Thursday, October 22, 2015 at 11:00:00 AM


Boggs Building, Room 3-47


Dr. Anna Erickson


Detection of shielded special nuclear material, SSNM, while in transit, produces unique challenges. Typical cargo imaging systems are Bremsstrahlung-based and cause an abundance of unnecessary signal in the detectors and doses to the cargo contents and surroundings. Active interrogation using low energy nuclear reactions can produce dual monoenergetic photons which can unveil the illicit material when coupled with a high-contrast imaging system. Such a system will impart significantly less dose to the contents than the Bremsstrahlung methods. Cherenkov detectors provide speed, resilience, inherent energy threshold rejection, and other beneficial traits beyond the capability of most scintillators. High energy resolution is not a priority when using two well separated gamma rays, 4.4 and 15.1 MeV, generated from low energy nuclear reactions such as 11B(d,n-γ)12C. These gamma rays provide a measure of the effective atomic number, Z, of the cargo by taking advantage of the large difference in Compton scattering and pair production cross sections. Experimental validation of this system was carried out using a mini-array of Cherenkov detectors. These studies showed the ability to separate high-Z materials from lower and mid-Z materials by transmission spectral analysis while also producing high-contrast images.

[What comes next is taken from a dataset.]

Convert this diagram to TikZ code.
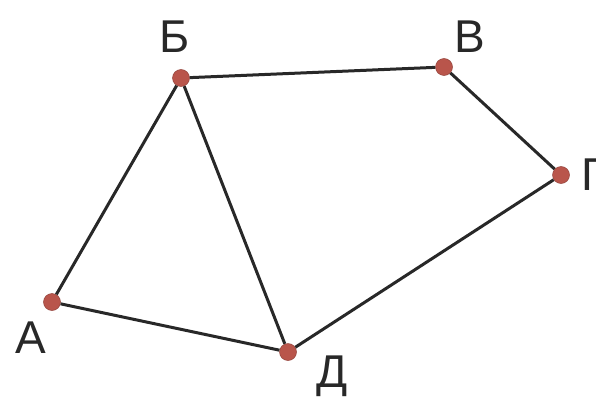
\documentclass[tikz,border=0pt]{standalone}
\usepackage{fontspec}
\setmainfont{Liberation Sans}
\definecolor{vert}{RGB}{185,85,75}
\definecolor{edge}{RGB}{40,40,40}
\begin{document}
\begin{tikzpicture}[x=1pt,y=-1pt,
  vtx/.style={circle,fill=vert,draw=vert!80!black,line width=0.5pt,inner sep=0pt,minimum size=17pt},
  edg/.style={draw=edge,line width=3pt},
  lbl/.style={font=\fontsize{46}{46}\selectfont,text=edge,inner sep=0pt}]
\useasboundingbox (0,0) rectangle (596,404);
\node[vtx] (A) at (52,302) {};
\node[vtx] (B) at (181,78) {};
\node[vtx] (V) at (444,67) {};
\node[vtx] (G) at (561,175) {};
\node[vtx] (D) at (288,352) {};
\begin{scope}[on background layer/.style={}]
\end{scope}
\draw[edg] (A) -- (B);
\draw[edg] (B) -- (V);
\draw[edg] (V) -- (G);
\draw[edg] (G) -- (D);
\draw[edg] (D) -- (A);
\draw[edg] (B) -- (D);
\node[lbl] (lA) at (31,338) {А};
\node[lbl] (lB) at (175,37) {Б};
\node[lbl] (lV) at (470,37) {В};
\node[lbl] (lG) at (594,175) {Г};
\node[lbl] (lD) at (332,376) {Д};
\end{tikzpicture}
\end{document}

Paul worked as an engineering professional in the natural gas industry for five years before he entered Georgia Tech as an undergraduate student in the Nuclear and Radiological Engineering department in 2010. As an undergraduate student at Georgia Tech he conducted over three years of research in atomic physics on the quantum behavior of atom and photon interactions while completing his bachelor’s degree in nuclear engineering. After graduating with a BS in 2013, he is currently a graduate student at Georgia Tech in the Nuclear and Radiological Engineering department where he specializes in active interrogation and detection methods, especially applied to nuclear security.